Venezuela’s problems started during the regime of Hugo Chavez. Greed, inexperience, and poor management practices during the first quarter of the new millennium caused Venezuela to miss out on the skyrocketing prices of oil.

Just when the price of oil began to rise in 2007, Chavez became greedy and sought to change the provisions in the refining agreements Venezuela had with foreign oil companies. Chavez wanted to earn more money and demanded that Venezuela’s government – owned oil company take control of the projects.

When the oil companies agreed, Chavez expropriated these companies’ assets. The move incensed the oil companies and kept international refineries away from Venezuela. Lack of expertise in the refining business led to the industry’s downfall.

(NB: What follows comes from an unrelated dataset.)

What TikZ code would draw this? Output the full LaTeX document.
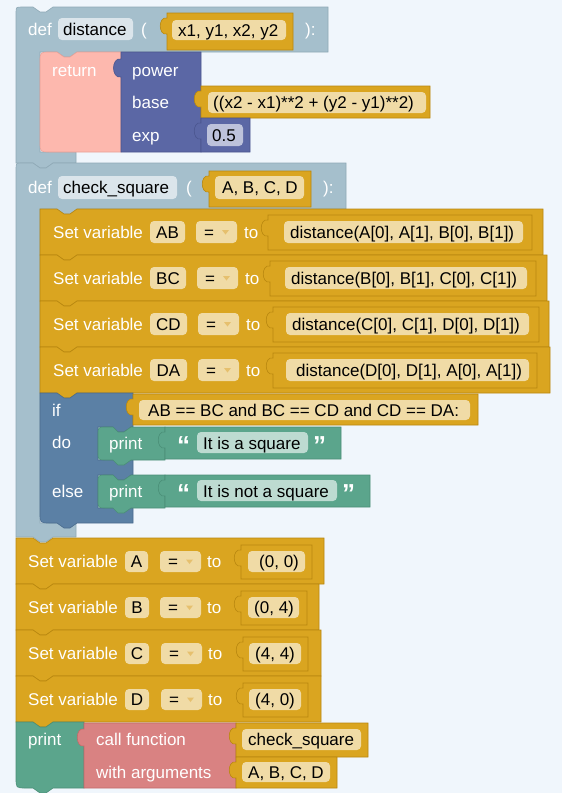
\documentclass[tikz,border=0pt]{standalone}
\usepackage{fontspec}
\setmainfont{Liberation Sans}
\definecolor{bg}{HTML}{F0F6FC}
\definecolor{defc}{HTML}{A5BFCC}
\definecolor{defe}{HTML}{8FA9B6}
\definecolor{deff}{HTML}{DBE5EB}
\definecolor{gold}{HTML}{DAA520}
\definecolor{golde}{HTML}{B8870F}
\definecolor{goldf}{HTML}{F0DBA6}
\definecolor{ddtri}{HTML}{E6C06E}
\definecolor{ret}{HTML}{FDB8AE}
\definecolor{rete}{HTML}{E9A197}
\definecolor{math}{HTML}{5B67A5}
\definecolor{mathe}{HTML}{4A558E}
\definecolor{mathf}{HTML}{BDC2DB}
\definecolor{logic}{HTML}{5B80A5}
\definecolor{logice}{HTML}{4A6C8E}
\definecolor{grn}{HTML}{5BA58C}
\definecolor{grne}{HTML}{4A8E77}
\definecolor{grnf}{HTML}{BDDBD1}
\definecolor{callc}{HTML}{D98282}
\definecolor{calle}{HTML}{C06A6A}
\newcommand\fs{\fontsize{17}{20}\selectfont}
% statement block: L T R B style
\newcommand\stmtblk[5]{\filldraw[#5] (#1,#2) -- (#1+17,#2) -- (#1+24,#2+5) -- (#1+30,#2+5) -- (#1+37,#2) -- (#3,#2) -- (#3,#4) -- (#1+37,#4) -- (#1+30,#4+5) -- (#1+24,#4+5) -- (#1+17,#4) -- (#1,#4) -- cycle;}
% value block with output tab: L T R B style
\newcommand\valblk[5]{\filldraw[#5] (#1,#2) -- (#3,#2) -- (#3,#4) -- (#1,#4) -- (#1,#2+21) .. controls (#1-9,#2+23) and (#1-9,#2+3) .. (#1,#2+5) -- cycle;}
% field: x1 y1 x2 y2 colour
\newcommand\fld[5]{\fill[#5,rounded corners=4pt] (#1,#2) rectangle (#3,#4);}
% dropdown field: x y1 y2
\newcommand\ddf[3]{\fill[goldf,rounded corners=4pt] (#1,#2) rectangle (#1+41,#3);
 \node[tb] at ({#1+8},{(#2+#3)/2}) {=};
 \fill[ddtri] ({#1+26},{(#2+#3)/2-2}) -- ({#1+33},{(#2+#3)/2-2}) -- ({#1+29.5},{(#2+#3)/2+2.5}) -- cycle;}
\begin{document}
\begin{tikzpicture}[x=1pt,y=-1pt,
  tw/.style={anchor=west,inner sep=0pt,text=white,font=\fs,text height=12.2pt,text depth=0pt},
  tb/.style={tw,text=black},
  tc/.style={anchor=center,inner sep=0pt,text=black,font=\fs,text height=12.2pt,text depth=0pt},
  qt/.style={anchor=base west,inner sep=0pt,text=white,font=\fontsize{26}{26}\selectfont\bfseries},
  defs/.style={fill=defc,draw=defe,line width=0.6pt},
  golds/.style={fill=gold,draw=golde,line width=0.6pt},
  maths/.style={fill=math,draw=mathe,line width=0.6pt},
  grns/.style={fill=grn,draw=grne,line width=0.6pt}]
\useasboundingbox (0,0) rectangle (562,793);
\fill[bg] (0,0) rectangle (562,793);

% ---------- def distance ----------
\filldraw[defs] (16,163) -- (16,13) .. controls (16,7) .. (22,7) -- (33,7) -- (40,12) -- (46,12) -- (53,7) -- (328,7) -- (328,52) -- (77,52) -- (70,57) -- (64,57) -- (57,52) -- (40,52) -- (40,152) -- (76,152) -- (76,163) -- (53,163) -- (46,168) -- (40,168) -- (33,163) -- cycle;
\node[tw] (d1kw) at (28,29) {def};
\fld{58}{18}{133}{40}{deff}
\node[tb] (d1name) at (63,29) {distance};
\node[tw] (d1po) at (141,29) {(};
\valblk{167}{13}{293}{50}{golds}
\fld{172}{20}{286}{40}{goldf}
\node[tb] (d1args) at (178,30) {x1, y1, x2, y2};
\node[tw] (d1pc) at (305,29) {):};

% return
\filldraw[fill=ret,draw=rete,line width=0.6pt] (121,52) -- (77,52) -- (70,57) -- (64,57) -- (57,52) -- (50,52) .. controls (40,52) .. (40,62) -- (40,142) .. controls (40,152) .. (50,152) -- (121,152) -- cycle;
\node[tw] (ret) at (52,70) {return};
% power
\filldraw[maths] (121,52) -- (201,52) -- (201,152) -- (121,152) -- (121,77) .. controls (111,79) and (111,57) .. (121,59) -- cycle;
\node[tw] (pw) at (132,70) {power};
\node[tw] (pb) at (132,102) {base};
\node[tw] (pe) at (132,135) {exp};
\valblk{201}{86}{430}{118}{golds}
\fld{208}{92}{426}{113}{goldf}
\node[tb] (bexpr) at (213,102.5) {((x2 - x1)**2 + (y2 - y1)**2)};
\valblk{201}{118}{250}{152}{maths}
\fld{207}{124}{243}{146}{mathf}
\node[tb] (num) at (212,135) {0.5};

% ---------- def check_square ----------
\filldraw[defs] (16,537) -- (16,169) .. controls (16,163) .. (22,163) -- (33,163) -- (40,168) -- (46,168) -- (53,163) -- (346,163) -- (346,209) -- (77,209) -- (70,214) -- (64,214) -- (57,209) -- (40,209) -- (40,523) -- (76,523) -- (76,537) -- (53,537) -- (46,542) -- (40,542) -- (33,537) -- cycle;
\node[tw] (d2kw) at (28,187.5) {def};
\fld{58}{176}{177}{199}{deff}
\node[tb] (d2name) at (63,187.5) {check\_square};
\node[tw] (d2po) at (186,187.5) {(};
\valblk{209}{171}{311}{207}{golds}
\fld{215}{176}{304}{199}{goldf}
\node[tb] (d2args) at (222,187.5) {A, B, C, D};
\node[tw] (d2pc) at (323,187.5) {):};

% Set AB
\stmtblk{40}{209}{543}{255}{golds}
\node[tw] (sab) at (53,232) {Set variable};
\fld{150}{221}{185}{243}{goldf}
\node[tc] (vab) at (167.5,232) {AB};
\ddf{196}{221}{243}
\node[tw] (tab) at (244,232) {to};
\valblk{268}{215}{532}{250}{golds}
\fld{284}{221}{523}{243}{goldf}
\node[tb] (xab) at (290,232) {distance(A[0], A[1], B[0], B[1])};
% Set BC
\stmtblk{40}{255}{547}{301}{golds}
\node[tw] (sbc) at (53,278) {Set variable};
\fld{150}{267}{186}{289}{goldf}
\node[tc] (vbc) at (168,278) {BC};
\ddf{197}{267}{289}
\node[tw] (tbc) at (245,278) {to};
\valblk{270}{261}{536}{296}{golds}
\fld{285}{267}{527}{289}{goldf}
\node[tb] (xbc) at (291,278) {distance(B[0], B[1], C[0], C[1])};
% Set CD
\stmtblk{40}{301}{549}{347}{golds}
\node[tw] (scd) at (53,324) {Set variable};
\fld{150}{313}{187}{335}{goldf}
\node[tc] (vcd) at (168.5,324) {CD};
\ddf{198}{313}{335}
\node[tw] (tcd) at (246,324) {to};
\valblk{273}{307}{539}{342}{golds}
\fld{286}{313}{529}{335}{goldf}
\node[tb] (xcd) at (292,324) {distance(C[0], C[1], D[0], D[1])};
% Set DA
\stmtblk{40}{347}{550}{393}{golds}
\node[tw] (sda) at (53,370) {Set variable};
\fld{150}{359}{187}{381}{goldf}
\node[tc] (vda) at (168.5,370) {DA};
\ddf{198}{359}{381}
\node[tw] (tda) at (246,370) {to};
\valblk{273}{353}{537}{388}{golds}
\fld{286}{359}{529}{381}{goldf}
\node[tb] (xda) at (296,370) {distance(D[0], D[1], A[0], A[1])};

% ---------- if / else ----------
\filldraw[fill=logic,draw=logice,line width=0.6pt] (40,393) -- (57,393) -- (64,398) -- (70,398) -- (77,393) -- (133,393) -- (133,427) -- (131,427) -- (124,432) -- (118,432) -- (113,427) -- (98,427) -- (98,460) -- (133,460) -- (133,475) -- (131,475) -- (124,480) -- (118,480) -- (113,475) -- (98,475) -- (98,508) -- (133,508) -- (133,523) -- (77,523) -- (70,528) -- (64,528) -- (57,523) -- (50,523) .. controls (40,523) .. (40,513) -- cycle;
\node[tw] (kif) at (52,410) {if};
\node[tw] (kdo) at (52,442) {do};
\node[tw] (kelse) at (52,491) {else};
\valblk{133}{394}{478}{425}{golds}
\fld{139}{400}{470}{420}{goldf}
\node[tb] (cond) at (148,410) {AB == BC and BC == CD and CD == DA:};
% print 1
\filldraw[grns] (165,427) -- (131,427) -- (124,432) -- (118,432) -- (113,427) -- (106,427) .. controls (98,427) .. (98,435) -- (98,452) .. controls (98,460) .. (106,460) -- (113,460) -- (118,465) -- (124,465) -- (131,460) -- (165,460) -- cycle;
\node[tw] (pr1) at (109,443) {print};
\valblk{165}{427}{341}{459}{grns}
\node[qt] (q1a) at (177,454) {“};
\fld{197}{432}{308}{453}{grnf}
\node[tb] (s1) at (203,443) {It is a square};
\node[qt] (q1b) at (313,454) {”};
% print 2
\filldraw[grns] (165,475) -- (131,475) -- (124,480) -- (118,480) -- (113,475) -- (106,475) .. controls (98,475) .. (98,483) -- (98,500) .. controls (98,508) .. (106,508) -- (113,508) -- (118,513) -- (124,513) -- (131,508) -- (165,508) -- cycle;
\node[tw] (pr2) at (109,491) {print};
\valblk{165}{475}{370}{507}{grns}
\node[qt] (q2a) at (177,502) {“};
\fld{197}{480}{337}{501}{grnf}
\node[tb] (s2) at (203,491) {It is not a square};
\node[qt] (q2b) at (342,502) {”};

% ---------- bottom Set rows ----------
\stmtblk{16}{538}{324}{584}{golds}
\node[tw] (sa) at (28,561) {Set variable};
\fld{125}{551}{148}{572}{goldf}
\node[tc] (va) at (136.5,561.5) {A};
\ddf{160}{551}{572}
\node[tw] (ta) at (207,561) {to};
\valblk{241}{545}{312}{579}{golds}
\fld{248}{551}{305}{572}{goldf}
\node[tb] (xa) at (259,561.5) {(0, 0)};

\stmtblk{16}{584}{319}{630}{golds}
\node[tw] (sb) at (28,607) {Set variable};
\fld{125}{597}{149}{618}{goldf}
\node[tc] (vb) at (137,607.5) {B};
\ddf{160}{597}{618}
\node[tw] (tb2) at (207,607) {to};
\valblk{241}{591}{307}{625}{golds}
\fld{248}{597}{299}{618}{goldf}
\node[tb] (xb) at (254,607.5) {(0, 4)};

\stmtblk{16}{630}{321}{676}{golds}
\node[tw] (sc) at (28,653) {Set variable};
\fld{125}{643}{149}{664}{goldf}
\node[tc] (vc) at (137,653.5) {C};
\ddf{161}{643}{664}
\node[tw] (tc2) at (208,653) {to};
\valblk{243}{637}{308}{671}{golds}
\fld{249}{643}{301}{664}{goldf}
\node[tb] (xc) at (255,653.5) {(4, 4)};

\stmtblk{16}{676}{321}{722}{golds}
\node[tw] (sd) at (28,699) {Set variable};
\fld{125}{689}{149}{710}{goldf}
\node[tc] (vd) at (137,699.5) {D};
\ddf{161}{689}{710}
\node[tw] (td2) at (208,699) {to};
\valblk{243}{683}{308}{717}{golds}
\fld{249}{689}{301}{710}{goldf}
\node[tb] (xd) at (255,699.5) {(4, 0)};

% ---------- print call ----------
\filldraw[grns] (84,722) -- (53,722) -- (46,727) -- (40,727) -- (33,722) -- (16,722) -- (16,778) .. controls (16,788) .. (26,788) -- (33,788) -- (40,793) -- (46,793) -- (53,788) -- (84,788) -- cycle;
\node[tw] (pr3) at (28,739) {print};
\filldraw[fill=callc,draw=calle,line width=0.6pt] (84,723) -- (236,723) -- (236,788) -- (84,788) -- (84,746) .. controls (75,748) and (75,727) .. (84,729) -- cycle;
\node[tw] (cf) at (96,739) {call function};
\node[tw] (wa) at (96,772) {with arguments};
\valblk{236}{723}{368}{757}{golds}
\fld{242}{729}{361}{750}{goldf}
\node[tb] (fn) at (248,739.5) {check\_square};
\valblk{236}{757}{337}{788}{golds}
\fld{242}{762}{330}{782}{goldf}
\node[tb] (fa) at (248,772) {A, B, C, D};
\end{tikzpicture}
\end{document}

Under Chavez’ successor, Nicholas Maduro, Venezuela’s economy has spiralled out of control. Maduro has proposed a plan to generate $5 Billion by monetizing on Venezuela’s supply of gold.

The United States under President Donald Trump has called for sanctions on Venezuela’s gold and has issued directives prohibiting U.S companies and individual traders from getting involved with Maduro’s proposed “Gold Rush”.

With the fiat currency, its risks are tied in the ability of the government to manage the economy. An economy that is mismanaged will see its currency value drop to a free fall.

Fiat Currency: How It Helps The Economy

In the case of the United States, the fiat currency has proven to be the more valuable type of currency in managing the economy.

The Federal Reserve is the central bank of the United States and serves a dual mandate: to keep unemployment levels and inflation rates low. It can manage economic conditions simply by manipulating money supply or the amount of money circulating in the economy.

economy newspaper

For example, if the U.S. government decides it wants higher inflation rates, it can print and circulate more U.S. dollars. Keep in mind that the value of fiat money is not tied into any physical good or commodity. This means the government can control its supply as it sees necessary to control specific economic variables.

Other than the inflation rate, the government can manipulate money supply in order to manage interest rates, money velocity, liquidity, and credit supply.

Thus, having greater financial flexibility is the biggest advantage of having a fiat currency. The central bank can use money supply to soften the blow of powerful economic shocks.

us presidents carved into rock face

An example of financial flexibility in action was the 2008-2009 economic crisis which many economists point to as the shining example on how expert management of money supply lessened its impact on the United States’ economy.

There are critics of the fiat currency who believe money that is backed by the value of a physical commodity is more stable. They point to the oil crisis and global recession that hit the 1980s. During that time, the prices of gold soared to record levels What they fail – or forget – to tell you is that once the overall economic situation improved, gold prices collapsed.

In fact, during the Great Depression, U.S President Franklin D. Roosevelt disallowed the practice of converting U.S. money and debt into gold because it could impact the flow of money, business profitability, and made recessions worse.

When the link between currency and gold was dissolved, the government through the Federal Reserve was able to effectively manage economic difficulties.

Conclusion

The bottom line is people tend to hoard high- value commodities such as gold and silver during times of economic crisis which will result in an increase in demand and pricing.

A government that runs on commodity currency will then have limited supply at its disposal to try and manage adverse economic conditions. The government will have constricted money flows and will not be able to address large-scale situations.

Fiat currency will allow the government to have greater financial flexibility and have more options at its disposal to help a country navigate through times of great financial difficulty.